STATED EXERCISE: Would you write out the listing verbatim and skip every picture in it?

PROVIDED MATERIAL:

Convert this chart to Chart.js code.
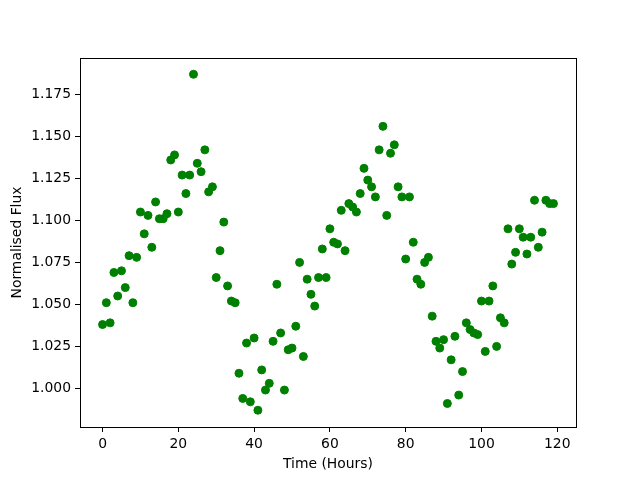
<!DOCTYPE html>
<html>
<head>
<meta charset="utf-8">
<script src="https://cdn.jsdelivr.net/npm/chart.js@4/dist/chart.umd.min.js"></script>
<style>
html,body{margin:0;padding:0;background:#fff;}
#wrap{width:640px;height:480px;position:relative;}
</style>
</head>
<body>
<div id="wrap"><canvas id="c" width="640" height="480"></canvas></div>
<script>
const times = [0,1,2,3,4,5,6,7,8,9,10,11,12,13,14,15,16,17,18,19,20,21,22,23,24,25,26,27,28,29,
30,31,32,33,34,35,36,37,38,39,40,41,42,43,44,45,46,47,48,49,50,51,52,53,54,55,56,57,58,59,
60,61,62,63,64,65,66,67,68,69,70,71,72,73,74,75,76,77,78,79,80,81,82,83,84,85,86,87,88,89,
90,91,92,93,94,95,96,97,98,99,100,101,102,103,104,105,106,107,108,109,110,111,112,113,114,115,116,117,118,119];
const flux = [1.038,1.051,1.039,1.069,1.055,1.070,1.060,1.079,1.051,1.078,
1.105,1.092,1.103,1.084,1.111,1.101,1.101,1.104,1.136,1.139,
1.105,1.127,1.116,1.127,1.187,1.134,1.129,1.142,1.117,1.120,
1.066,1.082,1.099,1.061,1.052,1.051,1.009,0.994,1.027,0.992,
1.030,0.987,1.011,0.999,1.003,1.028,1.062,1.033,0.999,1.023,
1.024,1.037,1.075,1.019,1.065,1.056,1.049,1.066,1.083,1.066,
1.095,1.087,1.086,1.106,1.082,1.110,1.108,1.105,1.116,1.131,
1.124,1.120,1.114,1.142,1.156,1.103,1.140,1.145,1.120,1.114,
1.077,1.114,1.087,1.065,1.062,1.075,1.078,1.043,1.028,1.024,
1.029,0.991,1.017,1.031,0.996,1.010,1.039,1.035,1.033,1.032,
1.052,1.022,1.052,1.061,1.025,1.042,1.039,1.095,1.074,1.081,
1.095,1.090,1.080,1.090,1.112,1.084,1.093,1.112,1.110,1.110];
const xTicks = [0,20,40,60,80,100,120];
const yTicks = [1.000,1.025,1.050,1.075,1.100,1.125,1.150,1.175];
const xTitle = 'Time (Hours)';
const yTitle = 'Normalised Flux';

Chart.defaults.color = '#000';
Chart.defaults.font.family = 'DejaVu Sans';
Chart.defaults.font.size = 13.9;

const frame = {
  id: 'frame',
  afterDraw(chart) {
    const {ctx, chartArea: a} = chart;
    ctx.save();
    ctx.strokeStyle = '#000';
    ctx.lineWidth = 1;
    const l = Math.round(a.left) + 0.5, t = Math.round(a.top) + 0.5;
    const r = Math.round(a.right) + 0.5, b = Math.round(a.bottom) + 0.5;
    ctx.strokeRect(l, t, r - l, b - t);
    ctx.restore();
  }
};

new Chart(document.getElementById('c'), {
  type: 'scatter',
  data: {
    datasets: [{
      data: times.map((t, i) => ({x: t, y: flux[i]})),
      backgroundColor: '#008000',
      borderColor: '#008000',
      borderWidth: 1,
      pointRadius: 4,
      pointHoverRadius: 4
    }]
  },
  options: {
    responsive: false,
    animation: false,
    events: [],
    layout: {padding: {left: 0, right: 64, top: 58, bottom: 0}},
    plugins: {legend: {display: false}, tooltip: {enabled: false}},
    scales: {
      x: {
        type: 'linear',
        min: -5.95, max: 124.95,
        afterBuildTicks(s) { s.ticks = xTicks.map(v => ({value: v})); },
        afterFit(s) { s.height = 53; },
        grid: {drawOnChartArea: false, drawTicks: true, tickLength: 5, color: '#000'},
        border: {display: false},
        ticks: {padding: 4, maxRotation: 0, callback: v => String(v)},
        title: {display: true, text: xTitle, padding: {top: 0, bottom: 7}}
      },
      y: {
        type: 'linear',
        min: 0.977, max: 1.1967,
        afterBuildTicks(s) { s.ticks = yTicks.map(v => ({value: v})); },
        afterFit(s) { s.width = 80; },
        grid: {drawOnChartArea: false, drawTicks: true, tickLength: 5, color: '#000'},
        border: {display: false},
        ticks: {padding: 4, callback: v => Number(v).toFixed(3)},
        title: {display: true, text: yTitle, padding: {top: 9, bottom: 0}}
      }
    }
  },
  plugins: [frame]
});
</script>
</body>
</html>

WRITTEN ANSWER:
Convert this chart to Chart.js code.
<!DOCTYPE html>
<html>
<head>
<meta charset="utf-8">
<script src="https://cdn.jsdelivr.net/npm/chart.js@4/dist/chart.umd.min.js"></script>
<style>
html,body{margin:0;padding:0;background:#fff;}
#wrap{width:640px;height:480px;position:relative;}
</style>
</head>
<body>
<div id="wrap"><canvas id="c" width="640" height="480"></canvas></div>
<script>
const times = [0,1,2,3,4,5,6,7,8,9,10,11,12,13,14,15,16,17,18,19,20,21,22,23,24,25,26,27,28,29,
30,31,32,33,34,35,36,37,38,39,40,41,42,43,44,45,46,47,48,49,50,51,52,53,54,55,56,57,58,59,
60,61,62,63,64,65,66,67,68,69,70,71,72,73,74,75,76,77,78,79,80,81,82,83,84,85,86,87,88,89,
90,91,92,93,94,95,96,97,98,99,100,101,102,103,104,105,106,107,108,109,110,111,112,113,114,115,116,117,118,119];
const flux = [1.038,1.051,1.039,1.069,1.055,1.070,1.060,1.079,1.051,1.078,
1.105,1.092,1.103,1.084,1.111,1.101,1.101,1.104,1.136,1.139,
1.105,1.127,1.116,1.127,1.187,1.134,1.129,1.142,1.117,1.120,
1.066,1.082,1.099,1.061,1.052,1.051,1.009,0.994,1.027,0.992,
1.030,0.987,1.011,0.999,1.003,1.028,1.062,1.033,0.999,1.023,
1.024,1.037,1.075,1.019,1.065,1.056,1.049,1.066,1.083,1.066,
1.095,1.087,1.086,1.106,1.082,1.110,1.108,1.105,1.116,1.131,
1.124,1.120,1.114,1.142,1.156,1.103,1.140,1.145,1.120,1.114,
1.077,1.114,1.087,1.065,1.062,1.075,1.078,1.043,1.028,1.024,
1.029,0.991,1.017,1.031,0.996,1.010,1.039,1.035,1.033,1.032,
1.052,1.022,1.052,1.061,1.025,1.042,1.039,1.095,1.074,1.081,
1.095,1.090,1.080,1.090,1.112,1.084,1.093,1.112,1.110,1.110];
const xTicks = [0,20,40,60,80,100,120];
const yTicks = [1.000,1.025,1.050,1.075,1.100,1.125,1.150,1.175];
const xTitle = 'Time (Hours)';
const yTitle = 'Normalised Flux';

Chart.defaults.color = '#000';
Chart.defaults.font.family = 'DejaVu Sans';
Chart.defaults.font.size = 13.9;

const frame = {
  id: 'frame',
  afterDraw(chart) {
    const {ctx, chartArea: a} = chart;
    ctx.save();
    ctx.strokeStyle = '#000';
    ctx.lineWidth = 1;
    const l = Math.round(a.left) + 0.5, t = Math.round(a.top) + 0.5;
    const r = Math.round(a.right) + 0.5, b = Math.round(a.bottom) + 0.5;
    ctx.strokeRect(l, t, r - l, b - t);
    ctx.restore();
  }
};

new Chart(document.getElementById('c'), {
  type: 'scatter',
  data: {
    datasets: [{
      data: times.map((t, i) => ({x: t, y: flux[i]})),
      backgroundColor: '#008000',
      borderColor: '#008000',
      borderWidth: 1,
      pointRadius: 4,
      pointHoverRadius: 4
    }]
  },
  options: {
    responsive: false,
    animation: false,
    events: [],
    layout: {padding: {left: 0, right: 64, top: 58, bottom: 0}},
    plugins: {legend: {display: false}, tooltip: {enabled: false}},
    scales: {
      x: {
        type: 'linear',
        min: -5.95, max: 124.95,
        afterBuildTicks(s) { s.ticks = xTicks.map(v => ({value: v})); },
        afterFit(s) { s.height = 53; },
        grid: {drawOnChartArea: false, drawTicks: true, tickLength: 5, color: '#000'},
        border: {display: false},
        ticks: {padding: 4, maxRotation: 0, callback: v => String(v)},
        title: {display: true, text: xTitle, padding: {top: 0, bottom: 7}}
      },
      y: {
        type: 'linear',
        min: 0.977, max: 1.1967,
        afterBuildTicks(s) { s.ticks = yTicks.map(v => ({value: v})); },
        afterFit(s) { s.width = 80; },
        grid: {drawOnChartArea: false, drawTicks: true, tickLength: 5, color: '#000'},
        border: {display: false},
        ticks: {padding: 4, callback: v => Number(v).toFixed(3)},
        title: {display: true, text: yTitle, padding: {top: 9, bottom: 0}}
      }
    }
  },
  plugins: [frame]
});
</script>
</body>
</html>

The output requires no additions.